Thursday 13 June 2013

Quatermass And The Pit (1967)

I loved Quatermass And The Pit when I saw it as a young lad, when it really creeped me out, and I still love it today. It remains one of my favourite Hammer movies and a jewel in the company's crown, as far as I'm concerned.

Things start getting a bit strange when a mysterious object is revealed while workmen dig up parts of a London underground station. At first thought to be an unexploded WWII missile, it soon becomes apparent that the object is something far more mysterious . . . . and possibly far more dangerous. Luckily, Professor Bernard Quatermass (played with great gusto by Andrew Keir) is on hand to put forward a theory or two involving scientific explanations of events that seem far removed from our realm of understanding.

Helped by a fantastic cast of folk who may not have had GREAT fame, but who were all very good in their roles (James Donald and Barbara Shelley are particularly good, while the likes of Julian Glover and Duncan Lamont and Bryan Marshall all do great work in smaller roles), this movie retains such an impact and ability to impress thanks largely to the writing of Nigel Kneale.

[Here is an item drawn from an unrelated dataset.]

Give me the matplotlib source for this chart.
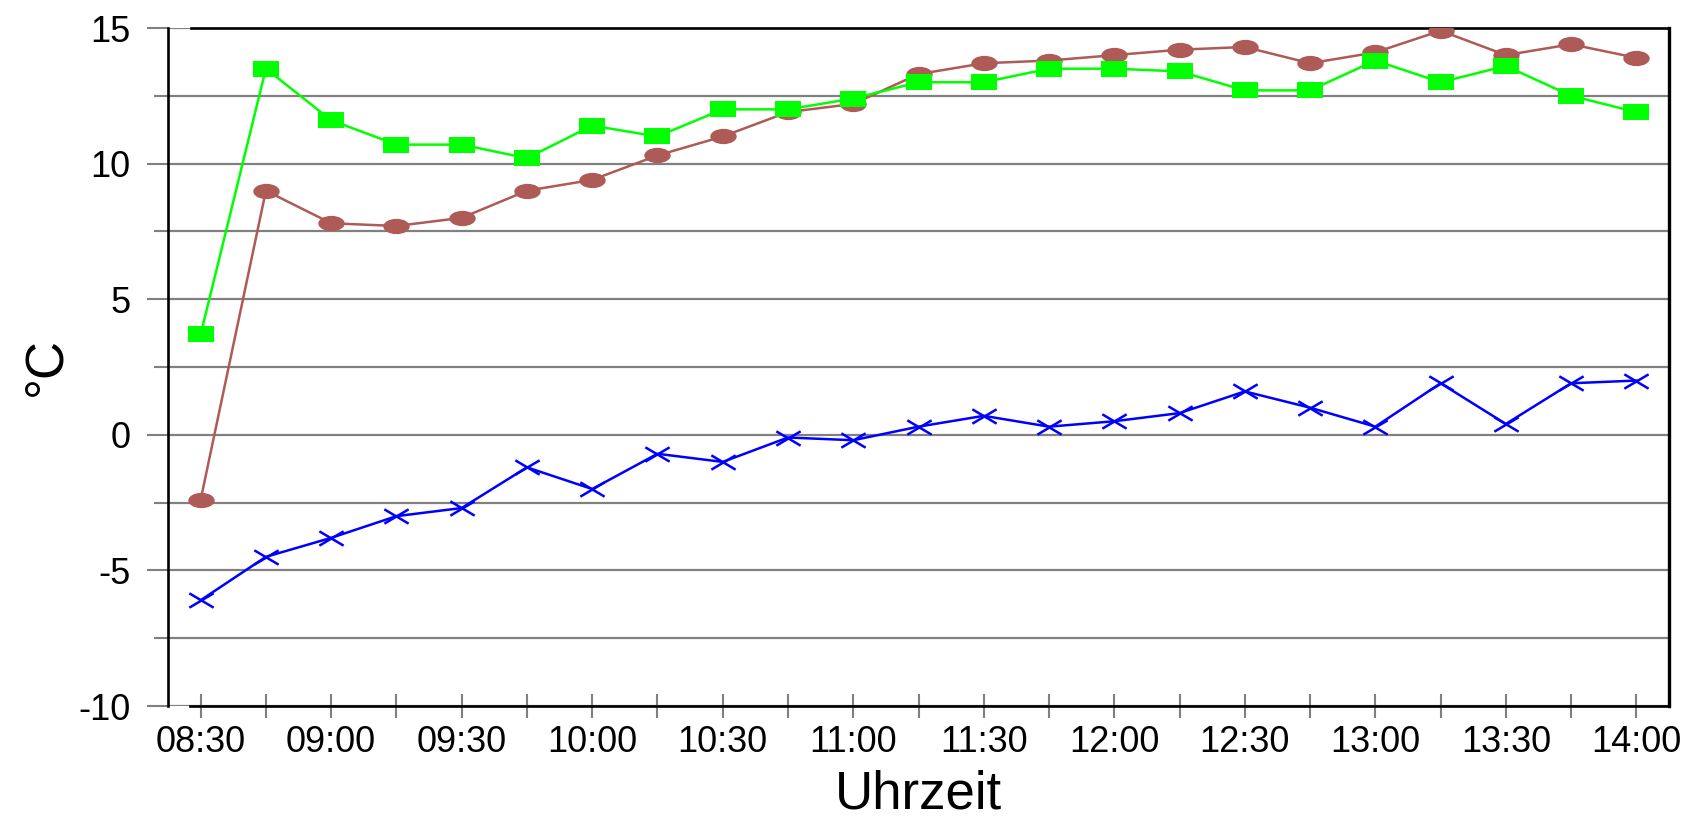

Roy Ward Baker does just fine in the director's chair, but any drama we see is always small-scale stuff even while it's hinting at a larger "shockwave". So it's up to our own suspension of disbelief and imaginations to fill in the details just at the very edges of such a broad canvas and, because of the tone and grounding of it all by Kneale, this is easily done. The story unfolds like a standard mystery tale with things seeming very implausible at the beginning and then slowly becoming more and more believable as viewers are drawn into the world and also offered some genuinely interesting scientific theories/background on the situation.

A fantastic TV series turned into a fantastic movie.